Where to eat: For breakfast, try Minh and Coco Mini Restaurant's pancake (1 Hung Vuong). For dinner, we recommend La Carambole (19 Pham Ngu Lao). If you like photography, you can have a coffee at Mandarin Cafe on Hung Vuong where the owner, a photographer, exposes his work.

HANOI (VIETNAM)

What to do: The most interesting things to do are not in Hanoi itself, but depart from Hanoi. Visiting Ha Long Bay is a must, as well as going on a trip to Sapa (which we regret not having done, but heard amazing things about). For any of these activities, we highly recommend ODC travel agency, with which we had a great service. It may not be the cheapest agency (compared to Sinh cafe's rates, for example), but what you get is way superior to what other agencies offer. ODC travel's office can be found in several locations: 43 Hang Bo and 142 Hang Bac streets (phone: (84.4) 828 8729 or 824 3024). A note on shopping: if you ever want to buy a traditional Vietnamese instrument, have a look at Thanh Tuan shop at 1C Hang Manh (phone: (84.4) 824 7166).

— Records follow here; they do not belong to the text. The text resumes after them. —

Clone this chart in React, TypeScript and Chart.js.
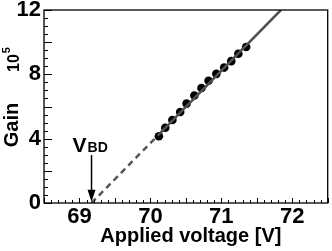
import React, { useEffect, useRef } from "react";
import { Chart, registerables } from "chart.js";

Chart.register(...registerables);

// ---- data ----
const voltage = [70.12, 70.21, 70.31, 70.42, 70.51, 70.62, 70.72, 70.82, 70.93, 71.04, 71.14, 71.24, 71.35];
const gain = [4.15, 4.68, 5.16, 5.66, 6.18, 6.68, 7.15, 7.6, 8.03, 8.42, 8.82, 9.28, 9.7];
const breakdownVoltage = 69.17;
const fitDashedX = [69.17, 70.12];
const fitDashedY = [0, 4.27];
const fitSolidX = [70.12, 71.84];
const fitSolidY = [4.27, 12.0];
const xTickValues = [69, 70, 71, 72];
const yTickValues = [0, 4, 8, 12];
const xMinorStep = 0.1;
const yMinorStep = 0.5;

const FONT = "'Liberation Sans', Arial, Helvetica, sans-serif";

const decorPlugin = {
  id: "decor",
  afterDatasetsDraw(chart: any) {
    const { ctx, chartArea } = chart;
    const xs = chart.scales.x;
    const ys = chart.scales.y;
    const { left, right, top, bottom } = chartArea;
    ctx.save();
    // frame
    ctx.strokeStyle = "#000";
    ctx.lineWidth = 1.3;
    ctx.strokeRect(left, top, right - left, bottom - top);

    // inward ticks x
    ctx.lineWidth = 1;
    const nx = Math.round((xs.max - xs.min) / xMinorStep);
    for (let i = 0; i <= nx; i++) {
      const v = xs.min + i * xMinorStep;
      const px = Math.round(xs.getPixelForValue(v)) + 0.5;
      const isMajor = Math.abs(v * 2 - Math.round(v * 2)) < 1e-6;
      const len = isMajor ? 5 : 3;
      ctx.beginPath();
      ctx.moveTo(px, bottom);
      ctx.lineTo(px, bottom - len);
      ctx.stroke();
    }
    // inward ticks y
    const ny = Math.round((ys.max - ys.min) / yMinorStep);
    for (let i = 0; i <= ny; i++) {
      const v = ys.min + i * yMinorStep;
      const py = Math.round(ys.getPixelForValue(v)) + 0.5;
      const isMajor = Math.abs(v / 2 - Math.round(v / 2)) < 1e-6;
      const len = isMajor ? 8 : 4;
      ctx.beginPath();
      ctx.moveTo(left, py);
      ctx.lineTo(left + len, py);
      ctx.stroke();
    }

    // arrow at breakdown voltage
    const ax = xs.getPixelForValue(breakdownVoltage);
    const aTop = ys.getPixelForValue(2.98);
    const aTip = ys.getPixelForValue(0.08);
    ctx.lineWidth = 1.5;
    ctx.beginPath();
    ctx.moveTo(ax, aTop);
    ctx.lineTo(ax, aTip - 8);
    ctx.stroke();
    ctx.fillStyle = "#000";
    ctx.beginPath();
    ctx.moveTo(ax, aTip);
    ctx.lineTo(ax - 4, aTip - 12);
    ctx.lineTo(ax + 4, aTip - 12);
    ctx.closePath();
    ctx.fill();

    // V_BD label
    ctx.textAlign = "left";
    ctx.textBaseline = "alphabetic";
    ctx.font = `bold 21px ${FONT}`;
    const vx = ax - 19;
    const vy = ys.getPixelForValue(3.17);
    ctx.fillText("V", vx, vy);
    const vw = ctx.measureText("V").width;
    ctx.font = `bold 14px ${FONT}`;
    ctx.fillText("BD", vx + vw + 1, vy);

    // y title "Gain"
    ctx.save();
    ctx.translate(17.5, 125);
    ctx.rotate(-Math.PI / 2);
    ctx.textAlign = "center";
    ctx.font = `bold 20px ${FONT}`;
    ctx.fillText("Gain", 0, 0);
    ctx.restore();

    // 10^5
    ctx.save();
    ctx.translate(19, 72);
    ctx.rotate(-Math.PI / 2);
    ctx.textAlign = "left";
    ctx.font = `bold 16px ${FONT}`;
    ctx.fillText("10", 0, 0);
    const tw = ctx.measureText("10").width;
    ctx.font = `bold 11px ${FONT}`;
    ctx.fillText("5", tw + 1, -9);
    ctx.restore();

    // x title
    ctx.textAlign = "center";
    ctx.font = `bold 20px ${FONT}`;
    ctx.fillText("Applied voltage [V]", (left + right) / 2 + 5, 242);

    ctx.restore();
  },
};

export default function App() {
  const ref = useRef<HTMLCanvasElement | null>(null);
  useEffect(() => {
    document.body.style.margin = "0";
    const canvas = ref.current;
    if (!canvas) return;
    const toPts = (xa: number[], ya: number[]) => xa.map((x, i) => ({ x, y: ya[i] }));
    const chart = new Chart(canvas, {
      type: "scatter",
      data: {
        datasets: [
          {
            label: "fit dashed",
            data: toPts(fitDashedX, fitDashedY),
            showLine: true,
            borderColor: "#555555",
            borderWidth: 2.5,
            borderDash: [6, 4.5],
            pointRadius: 0,
            order: 0,
          },
          {
            label: "fit",
            data: toPts(fitSolidX, fitSolidY),
            showLine: true,
            borderColor: "#505050",
            borderWidth: 2.5,
            pointRadius: 0,
            order: 0,
          },
          {
            label: "gain",
            data: toPts(voltage, gain),
            showLine: false,
            pointRadius: 4.3,
            pointBackgroundColor: "#000",
            pointBorderWidth: 0,
            borderColor: "#000",
            order: 1,
          },
        ],
      },
      options: {
        animation: false,
        responsive: false,
        events: [],
        layout: { padding: { top: 10, right: 4, left: 0, bottom: 0 } },
        plugins: { legend: { display: false }, tooltip: { enabled: false } },
        scales: {
          x: {
            type: "linear",
            min: 68.5,
            max: 72.5,
            grid: { display: false, drawTicks: false },
            border: { display: false },
            ticks: {
              color: "#000",
              padding: 1,
              font: { family: FONT, size: 22, weight: "bold" },
              maxRotation: 0,
            },
            afterBuildTicks: (axis: any) => {
              axis.ticks = xTickValues.map((value) => ({ value }));
            },
            afterFit: (axis: any) => {
              axis.height = 48;
              axis.paddingLeft = 0;
              axis.paddingRight = 0;
            },
          },
          y: {
            type: "linear",
            min: 0,
            max: 12,
            grid: { display: false, drawTicks: false },
            border: { display: false },
            ticks: {
              color: "#000",
              padding: 3,
              font: { family: FONT, size: 22, weight: "bold" },
            },
            afterBuildTicks: (axis: any) => {
              axis.ticks = yTickValues.map((value) => ({ value }));
            },
            afterFit: (axis: any) => {
              axis.width = 44;
              axis.paddingTop = 0;
              axis.paddingBottom = 0;
            },
          },
        },
      },
      plugins: [decorPlugin],
    } as any);
    return () => chart.destroy();
  }, []);
  return <canvas ref={ref} width={332} height={251} style={{ display: "block" }} />;
}
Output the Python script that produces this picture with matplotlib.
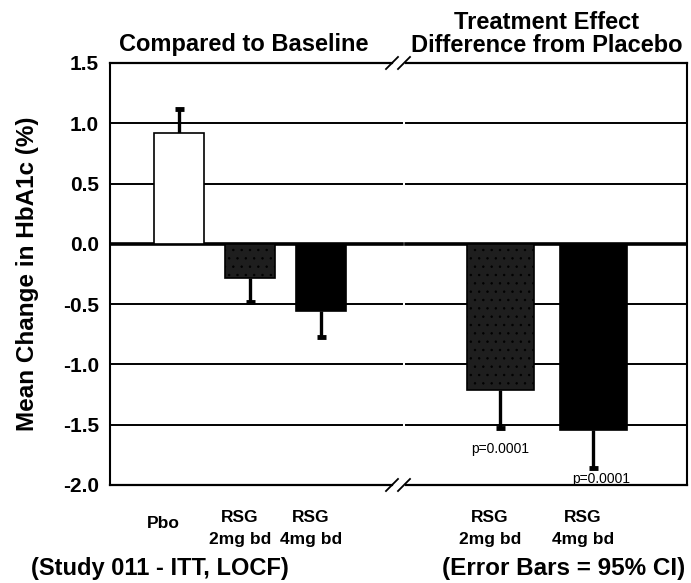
import matplotlib
matplotlib.use("Agg")
import matplotlib.pyplot as plt

# ---- data ----
categories = ["Pbo", "RSG\n2mg bd", "RSG\n4mg bd", "RSG\n2mg bd", "RSG\n4mg bd"]
values = [0.92, -0.28, -0.555, -1.21, -1.54]
err = [0.20, 0.20, 0.215, 0.315, 0.32]
pvalues = ["", "", "", "p=0.0001", "p=0.0001"]
yticks = [1.5, 1.0, 0.5, 0.0, -0.5, -1.0, -1.5, -2.0]
ytick_labels = ["1.5", "1.0", "0.5", "0.0", "-0.5", "-1.0", "-1.5", "-2.0"]

# layout (axes in pixel-like units)
xpos = [69, 140, 211, 390, 483]
widths = [50, 50, 50, 67, 67]
faces = ["white", "#1e1e1e", "black", "#1e1e1e", "black"]
hatches = [None, "..", None, "..", None]
XMAX = 577
BREAK_L, BREAK_R = 282, 296

FAM = ["Liberation Sans", "DejaVu Sans"]
plt.rcParams["font.family"] = FAM
plt.rcParams["hatch.color"] = "#4a4a4a"
plt.rcParams["hatch.linewidth"] = 0.5

fig = plt.figure(figsize=(6.91, 5.83), dpi=100)
ax = fig.add_axes([110 / 691, 1 - 485 / 583, 577 / 691, 422 / 583])
ax.set_xlim(0, XMAX)
ax.set_ylim(-2.0, 1.5)

# gridlines, broken
for yv in yticks[1:-1]:
    lw = 2.6 if yv == 0 else 1.4
    ax.plot([0, BREAK_L + 10], [yv, yv], color="black", lw=lw, zorder=1)
    ax.plot([BREAK_R, XMAX], [yv, yv], color="black", lw=lw, zorder=1)

# bars with one-sided error bars
for x, v, e, w, fc, h in zip(xpos, values, err, widths, faces, hatches):
    ax.bar(x, v, width=w, color=fc, edgecolor="black", linewidth=1.2,
           hatch=h, zorder=3)
    end = v + e if v > 0 else v - e
    ax.vlines(x, v, end, color="black", lw=2.4, zorder=2)
    ax.plot([x - 4.5, x + 4.5], [end, end], color="black", lw=3.5,
            solid_capstyle="butt", zorder=2)

# p-values
ax.text(xpos[3], values[3] - err[3] - 0.18, pvalues[3], ha="center", va="center",
        fontsize=10)
ax.text(xpos[4] + 8, -1.95, pvalues[4], ha="center", va="center",
        fontsize=10)

# spines with breaks
for s in ["top", "bottom"]:
    ax.spines[s].set_visible(False)
ax.spines["left"].set_linewidth(1.5)
ax.spines["right"].set_linewidth(1.5)
for yv in [1.5, -2.0]:
    ax.plot([0, BREAK_L], [yv, yv], color="black", lw=1.6, clip_on=False, zorder=4)
    ax.plot([BREAK_R, XMAX], [yv, yv], color="black", lw=1.6, clip_on=False, zorder=4)
    for dx in [BREAK_L - 6, BREAK_R - 8]:
        ax.plot([dx, dx + 12], [yv - 0.05, yv + 0.05], color="black", lw=1.3,
                clip_on=False, zorder=4)

ax.set_yticks(yticks)
ax.set_yticklabels(ytick_labels, fontsize=15, fontweight="bold")
ax.tick_params(axis="y", length=0, pad=8)
ax.set_xticks([])

# x category labels
for x, c in zip(xpos, categories):
    if "\n" in c:
        ax.text(x - 10, -2.36, c, ha="center", va="center", fontsize=12.5,
                fontweight="bold", linespacing=1.6)
    else:
        ax.text(x - 16, -2.32, c, ha="center", va="center", fontsize=12.5,
                fontweight="bold")

ax.set_ylabel("Mean Change in HbA1c (%)", fontsize=17.5, fontweight="bold",
              labelpad=17)

fig.text(244 / 691, 1 - 45 / 583, "Compared to Baseline", ha="center",
         va="center", fontsize=17, fontweight="bold")
fig.text(547 / 691, 1 - 34 / 583, "Treatment Effect\nDifference from Placebo",
         ha="center", va="center", fontsize=17, fontweight="bold",
         linespacing=0.95)
fig.text(160 / 691, 1 - 568 / 583, "(Study 011 - ITT, LOCF)", ha="center",
         va="center", fontsize=17, fontweight="bold")
fig.text(564 / 691, 1 - 568 / 583, "(Error Bars = 95% CI)", ha="center",
         va="center", fontsize=17.5, fontweight="bold")

fig.savefig("out.png", dpi=100)
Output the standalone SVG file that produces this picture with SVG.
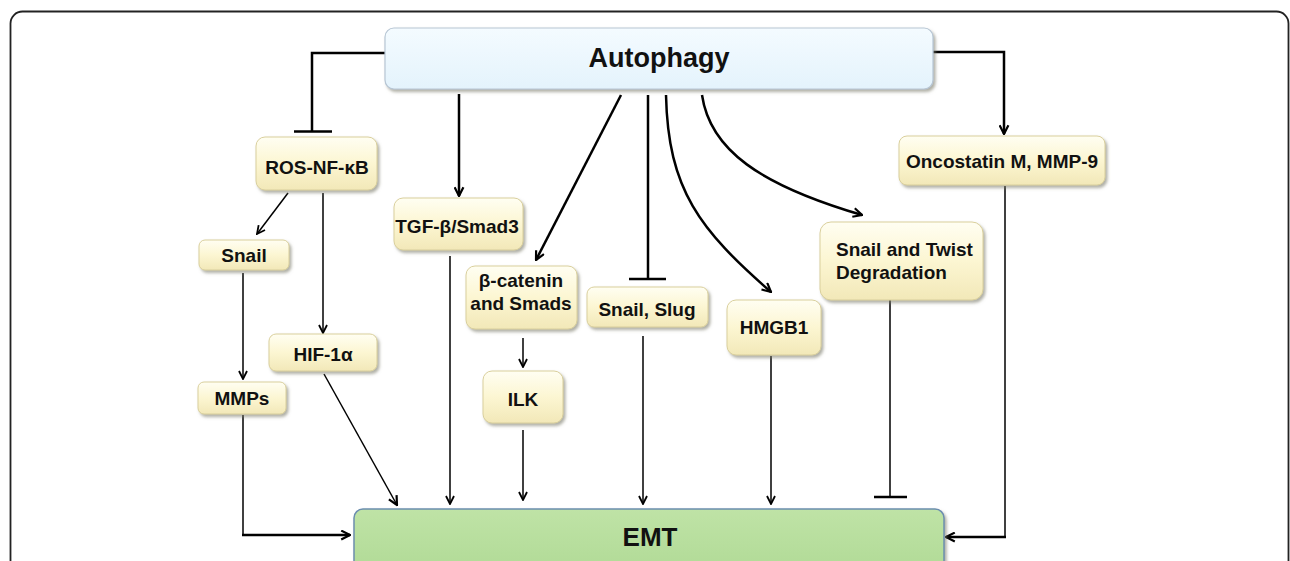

Where to stay: We stayed at Anh Dao Hotel (37 Ma May street) in the Old Hanoi Quarter. It was fine. At the time, we paid 10 US$ for a two-bed room with bathroom. The price included the breakfast and free Internet access. It was not our cheapest room, but it was the end of the trip so we decided to splash it all out!

Where to eat: There are many little places to eat. We liked Little Hanoi (there are two on Pho Ta Hien, we liked the one upstairs, if my memory is good, the address was 18). The food is good, but you may see a lot of backpackers since the restaurant is listed in the Lonely Planet... For excellent and more expensive food, there is the Tamarind Cafe (80 Pho Ma May, phone: 926 0580). It is stylish, and the background music would be something like the soundtrack of "In the mood for love"... For culinary experiences, try all these shops on the street that sell "banh cuon" (a kind of pancake made with rice flour) or "pho" (the traditional Vietnamese soup), for example. If they don't have a menu in English, then, you are likely to be in a good spot!